第二部 第一章 桃花酒(第8/13页)
“我们刚才是如何逃出,先生也看见了。只怕这一回去,便再难脱身。”
慕云生哑然。他望着岸上城郭之中的灯火,仿佛看见那火焰蔓延,将整座城池都包绕其中,惨痛哭号,不绝于耳。而自己,犹如一只不自量力的飞蛾,妄想着靠一己之力,扑过去,便能熄灭那烈火。
“即使如此,你也还是要回头?”
“……是。”
那人望了他片刻,接着朝他一作揖:“先生高义,常青代无夏城百姓谢过。”
慕云生恍然,想起老头子曾说,天香楼的常青公子有一支生花妙笔,可绘万物成真,当即欢喜道:“原来是天香楼的常公子!在下不知何德何能,能得公子相助!”
他想了想,索性厚着脸皮继续道:“既是如此,便请公子再助我一回:我有只小兽,眼下无人照看,便暂且托付给你,待疫病平息之后,我再去天香楼接它——哎哟!”
他原是伸手从怀里托了芊芊,递了过去的,谁知芊芊前所未有地发起怒来,这次是真的咬破了他的手掌,两条前腿死死地抱着他的手指,双目发红。
慕云生叹了口气,将手又缩了回来。
“罢了,罢了,你便随我一起去吧。”他朝小狐狸脑门上一弹,“不过,这次可没酒喝了啊!”
五
用药之道,讲究的是君、臣、佐、使。每一味药,都各自有其所任的角色,所起的作用,除此之外,还得顺天时,应地利,讲人和。是以这世上,并无万用万灵的药方。
慕云生根据妞妞新发病情的特点,在三年前医治临安时疫时的药方的基础上做了改动,换了熬制方法,写成了新的方子。一回到无夏城,他再也不敢耽搁,直接去找了李执。
跟在身边的妞妞面上虽然残有瘢痕,却是行动与常人无异,确已康复,是这药方再有力不过的铁证。易子安虽说对他有诸多成见,却也知道轻重缓急。
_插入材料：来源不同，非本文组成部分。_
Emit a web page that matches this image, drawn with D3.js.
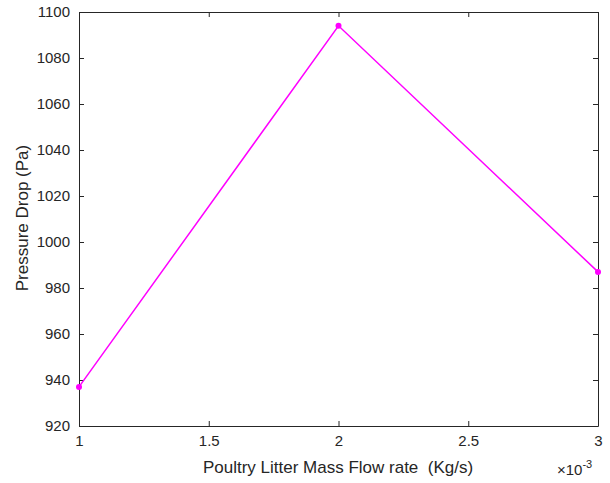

连续几日里,他们熬制汤药,分赠患者,又指挥着净衣卫清扫街道,掩埋尸体。眼见着存活下来的病患渐渐地褪了高热,进入了那日妞妞一般的僵死状态。
这一日慕云生正在检视陷入昏迷的患者,只觉得旁边有人拽住了胳膊。他一回头,腰就被人给死死抱住了,眼前晃动着覆盖了银发的头顶——是个驼了背的老妇,平日里在兴善街的街口卖粥的。
原来她的独生儿子,也陷入了昏迷。老人家无论如何都不相信,只道是儿子断了气,哭得肝肠寸断。又听说慕云生有金针,可起死回生,便赶过来求他。
“神医慈悲,求你救救我儿!”老妇人见他犹豫,竟放开了他,径自在地上磕起头来。
“老人家,这哪里使得!”他连忙去拦,“不是我不肯,只是这双手……”他将手伸给老妇人看,现在他的手指,哪怕只是平伸,也控制不住细微的颤抖。
“神医说哪里话来?那聂家小女儿,难道不是神医用金针唤醒?她能救,我家儿子便不能救么?”老妇人只是不起,拽着他的衣襟不放,“若我儿不醒,我也没有活路了。神医救的不是一条命,是两条啊!”
妞妞也在这个时候,贴着墙根蹭了过来,怯怯地立在一旁。等他千哄万哄地哄好了老妇人,言道必定想办法唤醒她的儿子,又将她送走,妞妞才敢靠近。
“慕叔叔。”她拧着衣角,“是我说漏了嘴。”
“不是你的错。”慕云生揉了揉她的头顶,“老人家是对的,人命都是一般贵重,我既救了你,怎么可能不救其他人?”
话虽如此,他藏在袖子里的另一只手,还是慢慢地握成了拳头。如今之计,只有找那天香楼的朱成碧,再求桃花酒。
当天夜里,慕云生便做了一个梦。
他梦到自己站在芦苇丛中,耳畔尽是苇叶摩擦,有如涛声。头顶一轮占据了半个天穹的巨大的圆月。月光犹如晶莹的粉末,正在一串一串地坠落下来。
他面前是那辆曾停在街中,邀请他去兴善街诊病的牛车。此刻车帘叫人高高掀起,露出几道白玉制成的石阶,阶上云雾弥漫,犹如仙境。
慕云生不由自主地迈上了石阶,一步步向上而去。他所进入的殿堂立着朱红色的圆柱,盘绕着螭龙,当他经过时,它们的眼珠尽都转过来望着他。